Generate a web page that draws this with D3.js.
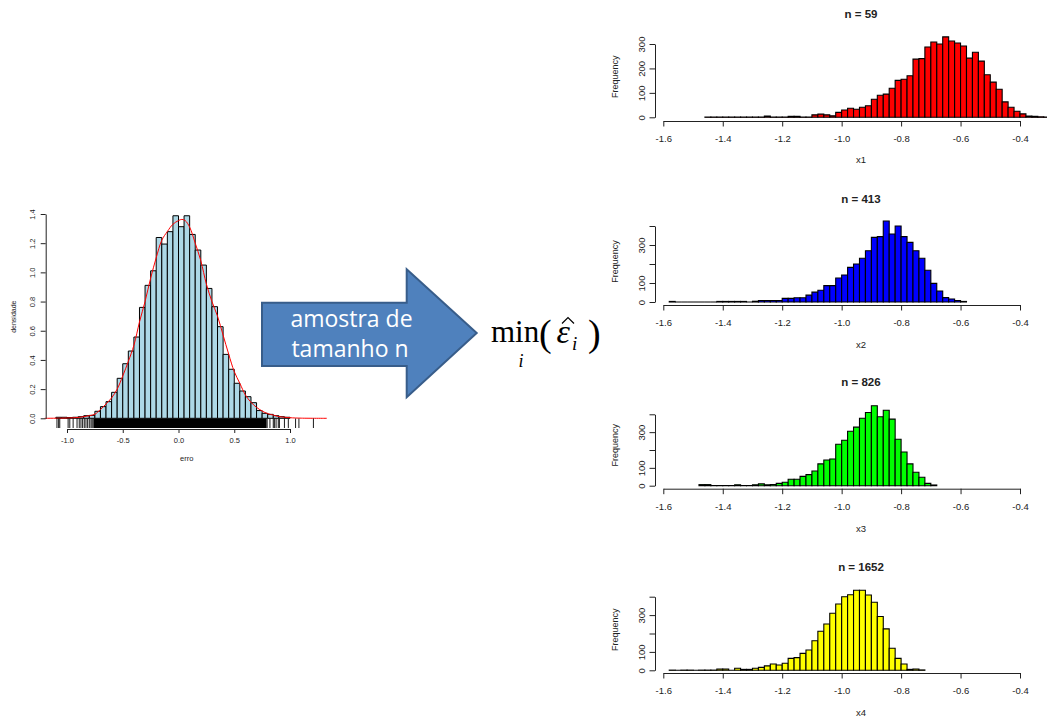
<!DOCTYPE html>
<html>
<head>
<meta charset="utf-8">
<script src="https://cdn.jsdelivr.net/npm/d3@7"></script>
<style>
  body { margin: 0; background: #fff; }
  svg { display: block; }
</style>
</head>
<body>
<svg id="chart" width="1047" height="718"></svg>
<script>
// ---- data: left histogram (densidade of erro), bins of 0.05 from -1.10
const erroStart = -1.10;
const erroBin = 0.05;
const erroDens = [0.007, 0.007, 0.005, 0.007, 0.011, 0.018, 0.02, 0.048, 0.08, 0.114,
  0.178, 0.274, 0.374, 0.461, 0.557, 0.76, 0.911, 1.011, 1.239, 1.194, 1.279,
  1.388, 1.313, 1.388, 1.26, 1.153, 1.05, 0.89, 0.765, 0.628, 0.438, 0.336,
  0.24, 0.187, 0.148, 0.107, 0.053, 0.034, 0.027, 0.018, 0.011, 0.007];

// red density curve
const densX = [-1.2, -1.0, -0.9, -0.8, -0.75, -0.7, -0.65, -0.6, -0.55, -0.5, -0.45, -0.4,
  -0.35, -0.3, -0.25, -0.2, -0.15, -0.1, -0.05, 0, 0.03, 0.06, 0.1, 0.15, 0.2, 0.25,
  0.3, 0.35, 0.4, 0.45, 0.5, 0.55, 0.6, 0.65, 0.7, 0.75, 0.8, 0.85, 0.9, 1.0, 1.1, 1.33];
const densY = [0, 0.002, 0.006, 0.018, 0.028, 0.06, 0.098, 0.14, 0.2, 0.29, 0.39, 0.5,
  0.66, 0.8, 0.96, 1.1, 1.22, 1.28, 1.33, 1.355, 1.363, 1.355, 1.31, 1.2, 1.08, 0.92,
  0.8, 0.7, 0.57, 0.44, 0.32, 0.24, 0.16, 0.11, 0.075, 0.05, 0.032, 0.022, 0.012, 0.004, 0.001, 0];

// rug: isolated ticks plus the solid band where they merge
const rugTicks = [-1.09, -1.075, -1.065, -0.99, -0.975, -0.945, -0.91, -0.89, -0.875,
  -0.86, -0.845, -0.83, -0.815, -0.8, -0.785, -0.775, -0.765,
  0.795, 0.82, 0.85, 0.86, 0.875, 0.895, 0.905, 0.95, 0.985, 1.05, 1.08, 1.21];
const rugDense = [-0.76, 0.79];

const erroXTicks = [-1, -0.5, 0, 0.5, 1];
const erroYTicks = [0, 0.2, 0.4, 0.6, 0.8, 1.0, 1.2, 1.4];

// ---- data: minimum histograms (Frequency), bins of 0.02
const histBin = 0.02;
const sampleSizes = [59, 413, 826, 1652];
const varNames = ['x1', 'x2', 'x3', 'x4'];
const histStarts = [-1.46, -1.58, -1.48, -1.58];
const x1Counts = [1, 1, 1, 1, 1, 1, 1, 1, 1, 1, 5, 1, 1, 1, 4, 4, 1, 1, 10, 13, 10, 6, 20,
  30, 37, 33, 41, 47, 74, 90, 95, 119, 151, 156, 170, 238, 240, 288, 308, 300, 329,
  312, 304, 292, 242, 266, 230, 174, 144, 115, 63, 41, 25, 14, 5, 4, 2, 1];
const x2Counts = [3, 0, 0, 0, 0, 0, 0, 0, 3, 3, 3, 3, 3, 0, 4, 8, 8, 8, 8, 19, 19, 22, 22,
  36, 52, 62, 86, 86, 126, 142, 182, 200, 230, 270, 340, 344, 426, 358, 400, 344, 314,
  270, 230, 167, 98, 58, 23, 16, 8, 3];
const x3Counts = [6, 6, 1, 1, 1, 1, 5, 1, 1, 5, 10, 5, 7, 13, 19, 36, 36, 52, 62, 82, 122,
  144, 150, 232, 255, 305, 328, 378, 410, 448, 386, 423, 373, 260, 189, 122, 75, 47, 13, 4];
const x4Counts = [1, 0, 1, 1, 0, 1, 1, 1, 7, 7, 0, 11, 5, 5, 11, 16, 24, 34, 29, 38, 65, 69,
  92, 110, 161, 212, 252, 310, 360, 400, 411, 435, 435, 409, 370, 292, 225, 120, 65,
  34, 5, 7, 2];
const histCounts = [x1Counts, x2Counts, x3Counts, x4Counts];
const histColors = ['#ff0000', '#0000ff', '#00ff00', '#ffff00'];
const histXTicks = [-1.6, -1.4, -1.2, -1.0, -0.8, -0.6, -0.4];
const histYTicks = [[0, 100, 200, 300], [0, 100, 200, 300, 400], [0, 100, 200, 300, 400], [0, 100, 200, 300, 400]];
const histYLabels = [[0, 100, 200, 300], [0, 100, 300], [0, 100, 300], [0, 100, 300]];

// ---- layout
const font = '"Liberation Sans", Arial, sans-serif';
const ink = '#222';
const svg = d3.select('#chart');
svg.append('rect').attr('width', 1047).attr('height', 718).attr('fill', '#fff');

function barPath(x0, x1, y0, y1) {
  return `M${x0},${y0}V${y1}H${x1}V${y0}Z`;
}

function styleAxis(g, size) {
  g.attr('font-family', font).attr('font-size', size).attr('color', ink);
  g.selectAll('text').attr('fill', ink);
}

function rotateYLabels(g, off) {
  g.selectAll('.tick text')
    .attr('x', 0).attr('dy', 0)
    .attr('text-anchor', 'middle')
    .attr('transform', `translate(${-off},0) rotate(-90)`);
}

// ---- left histogram
const xL = d3.scaleLinear().domain([-1, 1]).range([67, 290]);
const yL = d3.scaleLinear().domain([0, 1.4]).range([418.3, 214]);
const gL = svg.append('g');

gL.selectAll('path.bar')
  .data(erroDens)
  .join('path')
  .attr('class', 'bar')
  .attr('d', (d, i) => barPath(xL(erroStart + i * erroBin), xL(erroStart + (i + 1) * erroBin), yL(0), yL(d)))
  .attr('fill', '#add8e6')
  .attr('stroke', '#000')
  .attr('stroke-width', 1);

const densLine = d3.line()
  .x((d, i) => xL(d))
  .y((d, i) => yL(densY[i]))
  .curve(d3.curveCatmullRom);
gL.append('path')
  .attr('d', densLine(densX))
  .attr('fill', 'none')
  .attr('stroke', '#ff0000')
  .attr('stroke-width', 1);

// rug
gL.append('rect')
  .attr('x', xL(rugDense[0]))
  .attr('width', xL(rugDense[1]) - xL(rugDense[0]))
  .attr('y', 418.5)
  .attr('height', 9.5)
  .attr('fill', '#000');
gL.selectAll('line.rug')
  .data(rugTicks)
  .join('line')
  .attr('class', 'rug')
  .attr('x1', d => xL(d)).attr('x2', d => xL(d))
  .attr('y1', 418.5).attr('y2', 428)
  .attr('stroke', '#000')
  .attr('stroke-width', 0.9);

const axLX = gL.append('g')
  .attr('transform', 'translate(0,429)')
  .call(d3.axisBottom(xL).tickValues(erroXTicks).tickSize(4).tickPadding(4.5)
    .tickSizeOuter(0).tickFormat(d => d.toFixed(1)));
styleAxis(axLX, 7.5);

const axLY = gL.append('g')
  .attr('transform', 'translate(45.7,0)')
  .call(d3.axisLeft(yL).tickValues(erroYTicks).tickSize(5).tickSizeOuter(0)
    .tickFormat(d => d.toFixed(1)));
styleAxis(axLY, 7.5);
rotateYLabels(axLY, 11);

gL.append('text')
  .attr('transform', 'translate(15.5,316.7) rotate(-90)')
  .attr('text-anchor', 'middle')
  .attr('font-family', font).attr('font-size', 7).attr('fill', ink)
  .text('densidade');
gL.append('text')
  .attr('x', 186.7).attr('y', 460.5)
  .attr('text-anchor', 'middle')
  .attr('font-family', font).attr('font-size', 7.5).attr('fill', ink)
  .text('erro');

// ---- arrow with text
const arrowPts = [[262, 302.7], [406.7, 302.7], [406.7, 269.3], [476.7, 333], [406.7, 397.3], [406.7, 366], [262, 366]];
svg.append('path')
  .attr('d', d3.line()(arrowPts) + 'Z')
  .attr('fill', '#4f81bd')
  .attr('stroke', '#385d8a')
  .attr('stroke-width', 2);
const arrowFont = '"Open Sans", Lato, sans-serif';
svg.append('text')
  .attr('x', 351.5).attr('y', 327)
  .attr('text-anchor', 'middle')
  .attr('font-family', arrowFont).attr('font-size', 23)
  .attr('fill', '#fff')
  .text('amostra de');
svg.append('text')
  .attr('x', 350).attr('y', 357)
  .attr('text-anchor', 'middle')
  .attr('font-family', arrowFont).attr('font-size', 23)
  .attr('fill', '#fff')
  .text('tamanho n');

// ---- formula min_i( eps-hat_i )
const serif = '"Liberation Serif", "Times New Roman", serif';
const fm = svg.append('g').attr('font-family', serif).attr('fill', '#000');
fm.append('text').attr('x', 491).attr('y', 341.7).attr('font-size', 31).text('min');
fm.append('text').attr('x', 518.5).attr('y', 367).attr('font-size', 18).attr('font-style', 'italic').text('i');
fm.append('text').attr('x', 539).attr('y', 346).attr('font-size', 38).text('(');
fm.append('text').attr('x', 556.5).attr('y', 343)
  .attr('font-size', 34).attr('font-style', 'italic')
  .text('ε')
  .append('tspan').attr('font-size', 19).attr('dx', 2).attr('dy', 7).text('i');
// circumflex accent over epsilon
svg.append('path')
  .attr('d', 'M562,323.5L568,317.5L574,323.5')
  .attr('fill', 'none')
  .attr('stroke', '#000')
  .attr('stroke-width', 1.2);
fm.append('text').attr('x', 588).attr('y', 346).attr('font-size', 38).text(')');

// ---- right histograms
const xR = d3.scaleLinear().domain([-1.6, -0.4]).range([663.3, 1020]);
const panels = [
  { y0: 117.3, yTop: 44, axisY: 121, titleY: 17.5, xlabY: 163 },
  { y0: 302, yTop: 226, axisY: 305, titleY: 203, xlabY: 348 },
  { y0: 485.7, yTop: 414.3, axisY: 488.7, titleY: 385.5, xlabY: 532 },
  { y0: 670.3, yTop: 596.7, axisY: 673, titleY: 571, xlabY: 716 }
];

panels.forEach((p, k) => {
  const yTicks = histYTicks[k];
  const yMax = yTicks[yTicks.length - 1];
  const y = d3.scaleLinear().domain([0, yMax]).range([p.y0, p.yTop]);
  const start = histStarts[k];
  const g = svg.append('g');

  g.selectAll('path.bar')
    .data(histCounts[k])
    .join('path')
    .attr('class', 'bar')
    .attr('d', (d, i) => barPath(xR(start + i * histBin), xR(start + (i + 1) * histBin), y(0), y(d)))
    .attr('fill', histColors[k])
    .attr('stroke', '#000')
    .attr('stroke-width', 1.1);

  const ax = g.append('g')
    .attr('transform', `translate(0,${p.axisY})`)
    .call(d3.axisBottom(xR).tickValues(histXTicks).tickSize(5.5).tickPadding(9)
      .tickSizeOuter(0).tickFormat(d => d.toFixed(1)));
  styleAxis(ax, 9.5);

  const labels = histYLabels[k];
  const ay = g.append('g')
    .attr('transform', 'translate(655,0)')
    .call(d3.axisLeft(y).tickValues(yTicks).tickSize(5.5).tickSizeOuter(0)
      .tickFormat(d => labels.includes(d) ? String(d) : ''));
  styleAxis(ay, 9.5);
  rotateYLabels(ay, 10.2);

  g.append('text')
    .attr('x', 861).attr('y', p.titleY)
    .attr('text-anchor', 'middle')
    .attr('font-family', font).attr('font-size', 11.5).attr('font-weight', 'bold').attr('fill', ink)
    .text(`n = ${sampleSizes[k]}`);
  g.append('text')
    .attr('x', 861).attr('y', p.xlabY)
    .attr('text-anchor', 'middle')
    .attr('font-family', font).attr('font-size', 9.5).attr('fill', ink)
    .text(varNames[k]);
  g.append('text')
    .attr('transform', `translate(618,${p.y0 - 40.5}) rotate(-90)`)
    .attr('text-anchor', 'middle')
    .attr('font-family', font).attr('font-size', 9).attr('fill', ink)
    .text('Frequency');
});
</script>
</body>
</html>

┄┄┄┄┄┄

From the first line above down to the line with "0.004, 0.001, 0];", reproduce every line and no others, omitting pictures.

(Right answer)
Generate a web page that draws this with D3.js.
<!DOCTYPE html>
<html>
<head>
<meta charset="utf-8">
<script src="https://cdn.jsdelivr.net/npm/d3@7"></script>
<style>
  body { margin: 0; background: #fff; }
  svg { display: block; }
</style>
</head>
<body>
<svg id="chart" width="1047" height="718"></svg>
<script>
// ---- data: left histogram (densidade of erro), bins of 0.05 from -1.10
const erroStart = -1.10;
const erroBin = 0.05;
const erroDens = [0.007, 0.007, 0.005, 0.007, 0.011, 0.018, 0.02, 0.048, 0.08, 0.114,
  0.178, 0.274, 0.374, 0.461, 0.557, 0.76, 0.911, 1.011, 1.239, 1.194, 1.279,
  1.388, 1.313, 1.388, 1.26, 1.153, 1.05, 0.89, 0.765, 0.628, 0.438, 0.336,
  0.24, 0.187, 0.148, 0.107, 0.053, 0.034, 0.027, 0.018, 0.011, 0.007];

// red density curve
const densX = [-1.2, -1.0, -0.9, -0.8, -0.75, -0.7, -0.65, -0.6, -0.55, -0.5, -0.45, -0.4,
  -0.35, -0.3, -0.25, -0.2, -0.15, -0.1, -0.05, 0, 0.03, 0.06, 0.1, 0.15, 0.2, 0.25,
  0.3, 0.35, 0.4, 0.45, 0.5, 0.55, 0.6, 0.65, 0.7, 0.75, 0.8, 0.85, 0.9, 1.0, 1.1, 1.33];
const densY = [0, 0.002, 0.006, 0.018, 0.028, 0.06, 0.098, 0.14, 0.2, 0.29, 0.39, 0.5,
  0.66, 0.8, 0.96, 1.1, 1.22, 1.28, 1.33, 1.355, 1.363, 1.355, 1.31, 1.2, 1.08, 0.92,
  0.8, 0.7, 0.57, 0.44, 0.32, 0.24, 0.16, 0.11, 0.075, 0.05, 0.032, 0.022, 0.012, 0.004, 0.001, 0];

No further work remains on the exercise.